6. Promote Jason Garrett to Head Coach. Allow Garrett to hire his own staff with the exceptions of Joe DeCamillis, Ray Sherman, and John Garrett.
7. Cut Alan Ball, Igor Olshansky, Keith Brooking, Leonard Davis, Marc Colombo, Roy Williams, and Marion Barber.
8. Using the precedents set by signing Herb Adderly in the 1970s and Charles Haley in the 1990s, sign any available free agent at any position off of either the 2010 Super Bowl winners' squad or any of the other recent multiple-Super Bowl winning teams to teach these Dallas Cowboys how to carry themselves as champions. The only positions safe from being overturned are quarterback, wide receiver, tight end, and weakside linebacker.
9. Sign either the best free agent safety or the best free agent offensive lineman. Given which is signed, use the first round pick in the 2011 draft to select the other. (i.e. if we sign a safety, pick an offensive lineman)
10. Build an offensive line that can protect Tony Romo and open up running lanes now and will be mature enough to protect our future quarterback and open lanes for our future runningbacks. Use higher round draft selections to make this possible.
11. Start Sean Lee. Baptize him by fire. If he can't play now, he never will. Don't do to him what was done to Bobby Carpenter.
12. Start Felix Jones. He's not good enough to carry the whole load, but he's good enough to start things off on the right foot each game.
13. Have Stephen McGee compete with Jon Kitna for backup quarterback. If McGee wins, do not release Kitna.
14. Pick one training camp site and keep the team there until the conclusion of training camp; no multiple training camp sites which fatigue the team and cause them to lose focus.

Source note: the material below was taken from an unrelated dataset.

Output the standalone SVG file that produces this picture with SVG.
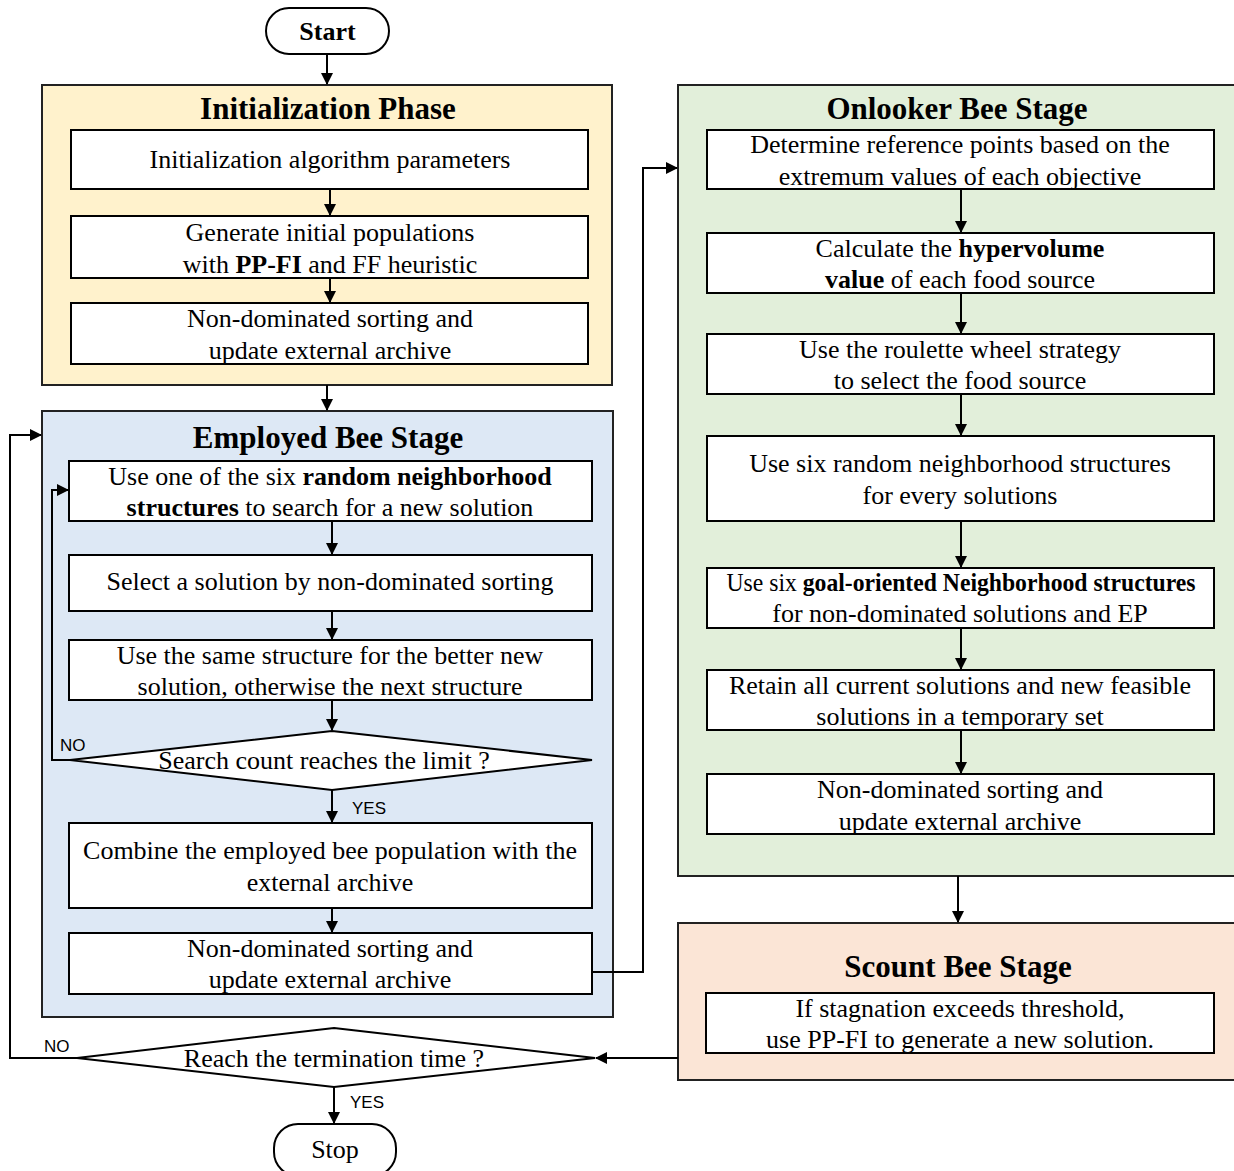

15. Have Director of Public Relations Rich Dalrymple have a special seminar at the most inconvenient time for younger people (e.g. Saturday morning at 8:00 AM) on media relations. Get it through the heads of some of our callow players that they are under constant media scrutiny and to make sure to represent the Star favorably at all times. If they want to get autographs of other players, do it before the game or not at all. Don't take autographs from any teams that we don't beat.